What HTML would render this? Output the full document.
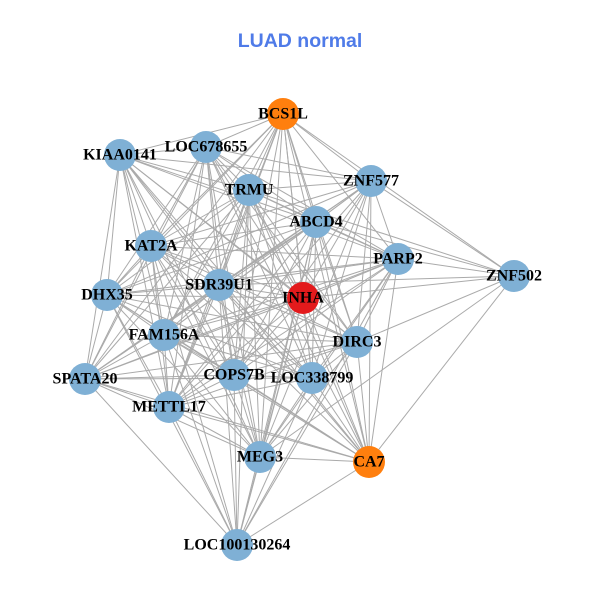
<!DOCTYPE html>
<html><head><meta charset="utf-8"><style>
html,body{margin:0;padding:0;background:#fff;width:600px;height:600px;overflow:hidden}
svg{display:block}
.t{font-family:"Liberation Serif",serif;font-weight:bold;font-size:16px;fill:#000;text-anchor:middle;dominant-baseline:central}
</style></head><body>
<svg id="s" width="600" height="600" viewBox="0 0 600 600">
<text x="300" y="41" text-anchor="middle" dominant-baseline="central" style="font-family:'Liberation Sans',sans-serif;font-weight:bold;font-size:19.5px;fill:#4f7be8">LUAD normal</text>
<g id="e" stroke="#aaaaaa" stroke-width="1"></g>
<g id="n"></g>
</svg>
<script>
var N={BCS1L:[283,114,'#ff7f0e'],LOC678655:[206,147],KIAA0141:[120,155],TRMU:[249,190],ZNF577:[371,181],ABCD4:[316,222],KAT2A:[151,246],PARP2:[398,259],ZNF502:[514,276],DHX35:[107,295],SDR39U1:[219,285],INHA:[303,298,'#e31a1c'],FAM156A:[164,335],DIRC3:[357,342],SPATA20:[85,379],COPS7B:[234,375],LOC338799:[312,378],METTL17:[169,407],MEG3:[260,457],CA7:[369,462,'#ff7f0e'],LOC100130264:[237,545]};
var Z=['ZNF577','BCS1L','TRMU','ABCD4','PARP2','SDR39U1','INHA','DIRC3','MEG3','CA7'];
var L=['SPATA20','METTL17','FAM156A','DHX35','KAT2A','SDR39U1','COPS7B','MEG3','INHA','ABCD4','LOC338799','DIRC3','CA7','TRMU','PARP2'];
var k=Object.keys(N),e='',n='';
for(var i=0;i<k.length;i++)for(var j=i+1;j<k.length;j++){var a=k[i],b=k[j];
if(a=='ZNF502'&&Z.indexOf(b)<0)continue;if(b=='ZNF502'&&Z.indexOf(a)<0)continue;
if(a=='LOC100130264'&&L.indexOf(b)<0)continue;if(b=='LOC100130264'&&L.indexOf(a)<0)continue;
e+='<line x1="'+N[a][0]+'" y1="'+N[a][1]+'" x2="'+N[b][0]+'" y2="'+N[b][1]+'"/>';}
k.forEach(function(a){n+='<circle cx="'+N[a][0]+'" cy="'+N[a][1]+'" r="16" fill="'+(N[a][2]||'#7fb0d5')+'"/>';});
k.forEach(function(a){n+='<text class="t" x="'+N[a][0]+'" y="'+N[a][1]+'">'+a+'</text>';});
document.getElementById('e').innerHTML=e;document.getElementById('n').innerHTML=n;
</script>
</body></html>
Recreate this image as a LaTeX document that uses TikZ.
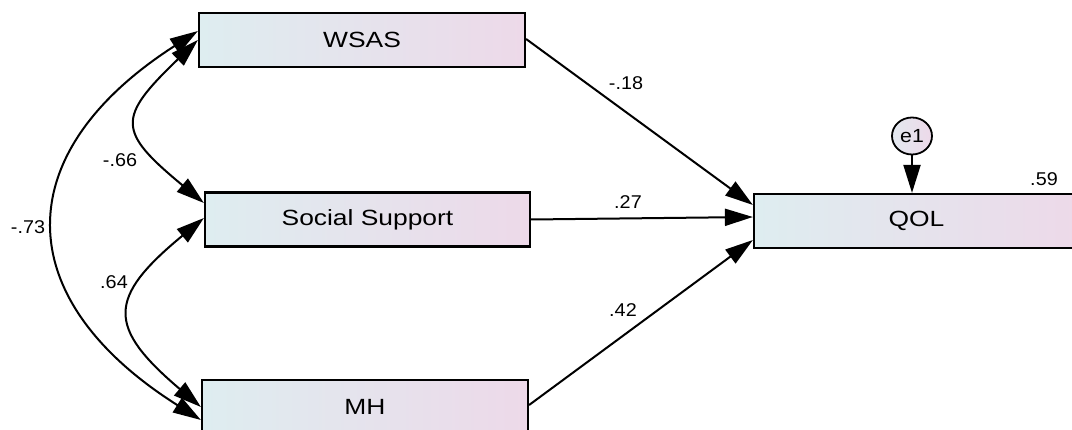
\documentclass[tikz,border=0pt]{standalone}
\usepackage{fontspec}
\setmainfont{Liberation Sans}
\usepackage{graphicx}
\usetikzlibrary{arrows.meta,shapes.geometric,calc}

% wide sans labels
\newcommand\vlabel[1]{\scalebox{1.2}[1]{#1}}
\newcommand\wlabel[1]{\scalebox{1.07}[1]{#1}}
\newcommand\elabel[1]{\scalebox{1.12}[1]{#1}}

\definecolor{boxleft}{HTML}{DEEDF0}
\definecolor{boxmid}{HTML}{E6E2EE}
\definecolor{boxright}{HTML}{EDD9E9}
\definecolor{errfill}{HTML}{E9E1EE}

\tikzset{
  >={Triangle[length=28pt,width=17pt]},
  varbox/.style={draw=black, line width=2.2pt, rectangle,
    minimum height=54pt, inner sep=0pt,
    left color=boxleft, middle color=boxmid, right color=boxright,
    font=\fontsize{22}{24}\selectfont},
  errnode/.style={draw=black, line width=1.8pt, ellipse,
    minimum width=40pt, minimum height=37pt, inner sep=0pt,
    left color=boxleft!60!errfill, right color=boxright, font=\fontsize{19}{21}\selectfont},
  coef/.style={inner sep=0pt, font=\fontsize{18.5}{20}\selectfont},
  regpath/.style={line width=2pt, ->},
  covpath/.style={line width=2pt, <->},
}

\begin{document}
\begin{tikzpicture}[x=1pt, y=-1pt]
  \useasboundingbox (0,0) rectangle (1072,430);
  \fill[white] (0,0) rectangle (1072,430);
  \clip (0,0) rectangle (1072,430);

  % observed variables
  \node[varbox, minimum width=326pt] (wsas) at (362,40)    {\vlabel{WSAS}};
  \node[varbox, minimum width=325pt] (ss)   at (367.5,219.5) {\vlabel{Social Support}};
  \node[varbox, minimum width=326pt] (mh)   at (365,407)   {\vlabel{MH}};
  \node[varbox, minimum width=325pt] (qol)  at (916.5,221) {\vlabel{QOL}};

  % residual
  \node[errnode] (e1) at (912,136) {\elabel{e1}};

  % anchor points on the box edges
  \coordinate (wsasR) at ($(wsas.east)+(0,-1)$);
  \coordinate (ssR)   at ($(ss.east)+(0,0)$);
  \coordinate (mhR)   at ($(mh.east)+(0,-2)$);
  \coordinate (qolA)  at ($(qol.west)+(0,-16)$);
  \coordinate (qolB)  at ($(qol.west)+(0,-4)$);
  \coordinate (qolC)  at ($(qol.west)+(0,19)$);

  \coordinate (wsasL1) at ($(wsas.west)+(0,-9)$);
  \coordinate (wsasL2) at ($(wsas.west)+(0,0)$);
  \coordinate (ssL1)   at ($(ss.west)+(0,-16.5)$);
  \coordinate (ssL2)   at ($(ss.west)+(0,-1.5)$);
  \coordinate (mhL1)   at ($(mh.west)+(0,0)$);
  \coordinate (mhL2)   at ($(mh.west)+(0,13)$);

  % regression paths
  \draw[regpath] (wsasR) -- (qolA);
  \draw[regpath] (ssR) -- (qolB);
  \draw[regpath] (mhR) -- (qolC);
  \draw[regpath] (e1.south) -- (qol.north -| e1.south);

  % covariances
  \draw[covpath] (wsasL1) .. controls +(-190,122) and +(-193,-122) .. (mhL2);
  \draw[covpath] (wsasL2) .. controls +(-81,78) and +(-87,-72) .. (ssL1);
  \draw[covpath] (ssL2) .. controls +(-97,80) and +(-94,-80) .. (mhL1);

  % coefficients
  \node[coef] (c1) at (626,83)  {\wlabel{-.18}};
  \node[coef] (c2) at (628,202) {\wlabel{.27}};
  \node[coef] (c3) at (623,310) {\wlabel{.42}};
  \node[coef] (c4) at (1044,179) {\wlabel{.59}};
  \node[coef] (c5) at (120,160) {\wlabel{-.66}};
  \node[coef] (c6) at (28,227)  {\wlabel{-.73}};
  \node[coef] (c7) at (114,282) {\wlabel{.64}};
\end{tikzpicture}
\end{document}
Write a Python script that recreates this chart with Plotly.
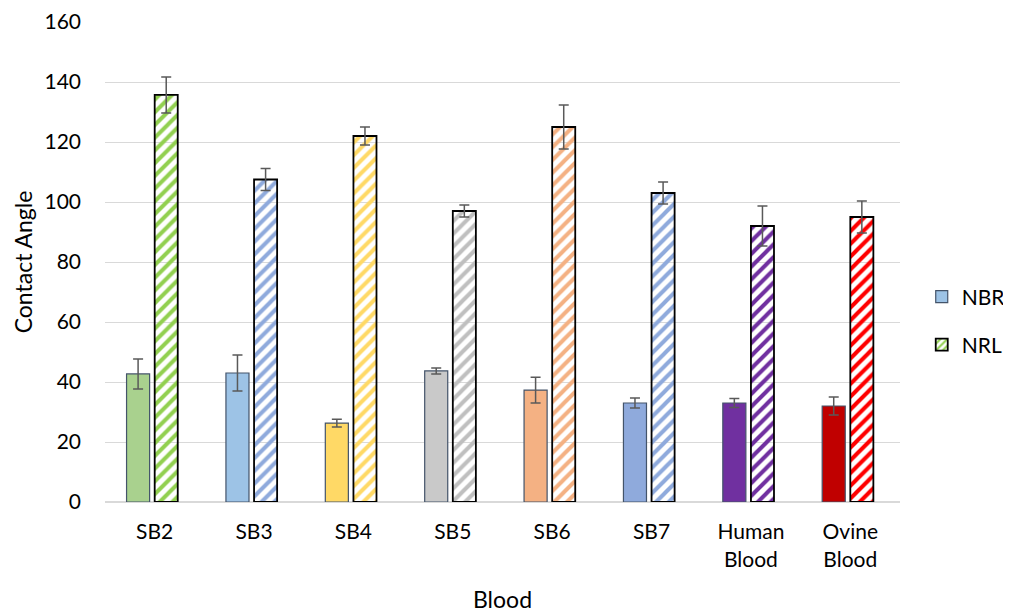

★ ★ ★ ★

◆ **Task details**:
Review the preceding data and report every line that includes the string "script".

◆ **Right answer**:
<script>
</script>
Write a Python script that recreates this chart with Plotly.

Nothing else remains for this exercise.